The Coalition government has re-introduced legislation to close what it says is a “back door” to Australia for people who arrived by boat after July 2013 and were settled in a third country.
After languishing on Manus Island for five years, Amir Taghinia was resettled in Canada in late 2017 where he works at a ski resort, which he says employs many Australians during the southern hemisphere’s summer.
Mr Taghinia told a Senate hearing in Canberra on Thursday that he would like to visit his work friends and supporters in Australia.
“I do not see any reason for me not to be able to go to Australia and spend some time in Australia when it’s summer here and its winter there and see the people who have supported me over five years in the detention centre to survive and the people I work with,” Mr Taghinia said.
Giving evidence via Skype from his home in Vancouver, he described the proposed ban as discriminatory.
“I am not a criminal. If this policy was enacted it would punish people who have already been punished.”
The lifetime ban on entering Australia would apply to anyone who arrived by boat as an adult to seek asylum after July 2013 when the government changed its policy to prevent them from being resettled in Australia.
More than 3,000 people have arrived by boat and been sent to offshore detention centres since then, according to Home Affairs operational data.
About 500 people have been resettled in the United States under a deal struck between former Prime Minister Malcolm Turnbull and former US President Barack Obama in 2016.
Nearly 1,000 have been returned to their country of origin and a handful have been resettled in other countries including Cambodia and Canada.

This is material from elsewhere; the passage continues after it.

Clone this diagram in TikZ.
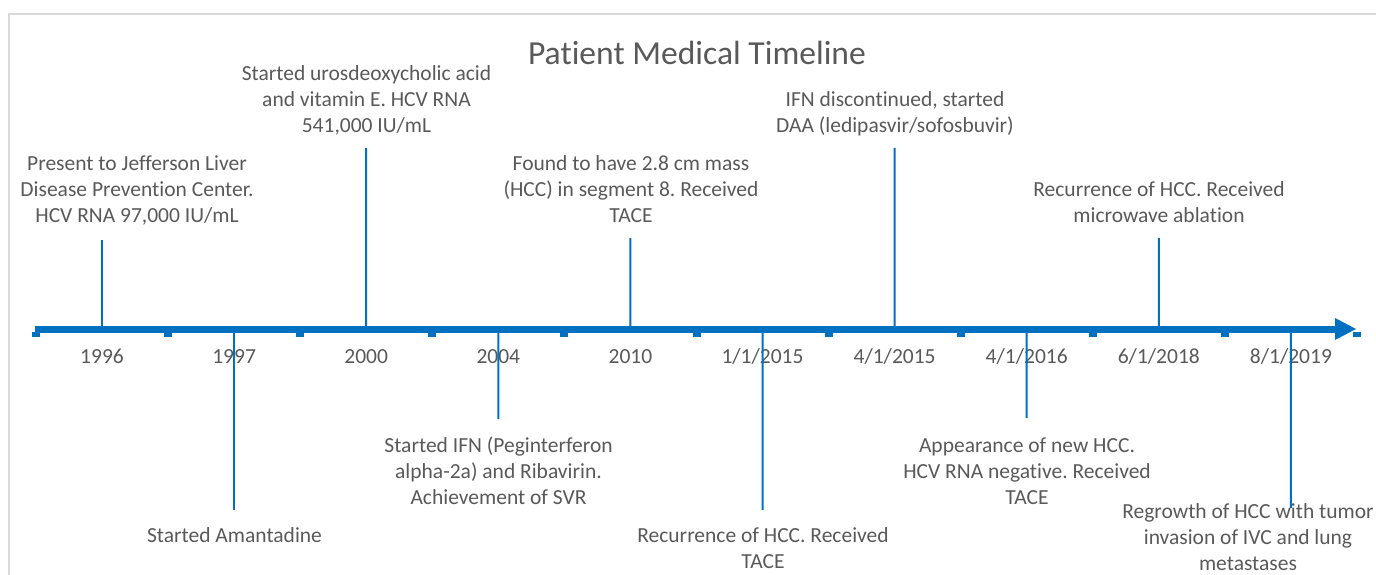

About 900 remain on Manus Island and Nauru while about 950 are in Australia for medical treatment.
In its submission to the Senate inquiry, the Home Affairs Department argues the legislation is necessary to discourage people from undertaking hazardous boat journeys.
“The bill was developed in response to concerns that this ‘back-door’ to Australia could be marketed by people smugglers to encourage people to get on boats to Australia.”
‘Mean and nasty’
Refugee advocates warned the proposed lifetime ban on entering Australia for some refugees would lead to family separation.

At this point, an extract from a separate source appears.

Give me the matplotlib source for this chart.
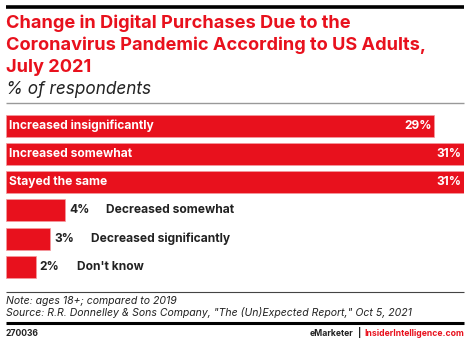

The Law Council of Australia’s Georgina Costello said the punitive approach was disproportionate to the risk of restarting people-smuggling trade.
“This bill uses a hammer to crack a walnut," she said.
“Think of an artist, writer or a brilliant sportsperson who was once a refugee who have happened to come to Australia, by boat, via Manus or Nauru and because of this Bill they’re never able to permanently settle in Australia or even visit.
“That would mean that person wouldn’t be able to come to Australia to compete in Commonwealth Games or Olympics or give a guest lecture or attend an exhibition or accept a prize for literature.”
A joint submission from legal and migration experts said family members who arrived at different times are subject to different rules.
“Australian law would entrench the division of families, which is already an issue of great concern, and could result in parents being permanently separated from their children,” it says.